For more information about custom query-based sampling and profiling, see Configure Sampling and Profiling for OCF Data Sources.
Per-Project Connections¶
The MaxCompute connector uses per-project JDBC connections for profiling. When a table is profiled, a connection is created to that table’s specific project. This eliminates the need for cross-project permissions.
Limitations¶
Profiling large tables may take significant time and consume MaxCompute resources.
Profiling queries use full scan mode and may scan all partitions.
Complex data types (ARRAY, MAP, STRUCT) have limited profiling support:
Data Type
Supported Metrics
Not Supported
ARRAY
Null Count, Null Percentage, Row Count
Min, Max, Average, Histogram (value distribution)
MAP
Null Count, Null Percentage, Row Count
Min, Max, Average, Histogram (value distribution)
STRUCT
Null Count, Null Percentage, Row Count
Min, Max, Average, Histogram (value distribution)
Note
To profile data within complex types, consider flattening the data into separate columns using views with
EXPLODEorLATERAL VIEWstatements, then profile the view instead.
Troubleshooting¶
Profiling Failed
Ensure the RAM user has read permissions on the table.

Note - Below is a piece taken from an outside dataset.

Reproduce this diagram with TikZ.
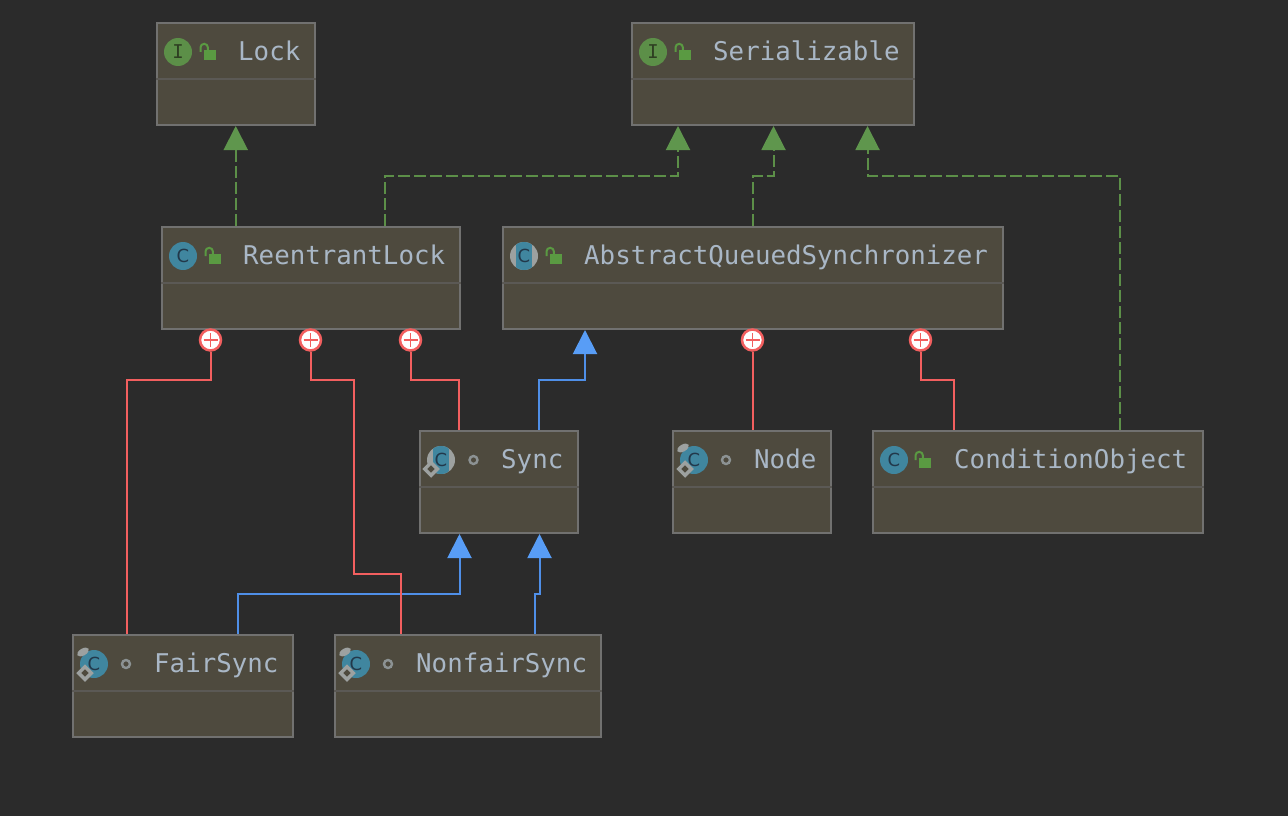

Check MaxCompute quota and resource availability:
How to check:
Log in to the Alibaba Cloud MaxCompute Console.
Navigate to Management > Quota Management to view your project’s quota usage.
What to check:
Resource
Description
Compute Unit (CU) quota
Verify sufficient CUs are available. Profiling queries consume compute resources. If CU quota is exhausted, queries will be queued or fail.
Concurrent query limit
Check if the project has reached its maximum concurrent query limit (default: 100 per project).
Storage quota
Ensure the project has not exceeded its storage quota, which may affect query execution.
SQL job status
In the MaxCompute console, go to Job Management to check if profiling jobs are queued, running, or failed.
For more information on quotas and limits, see MaxCompute Quotas and Limits in the Alibaba Cloud documentation.
Slow Profiling
Reduce the sample size for large tables.
Profile tables during off-peak hours.
Consider profiling only critical tables.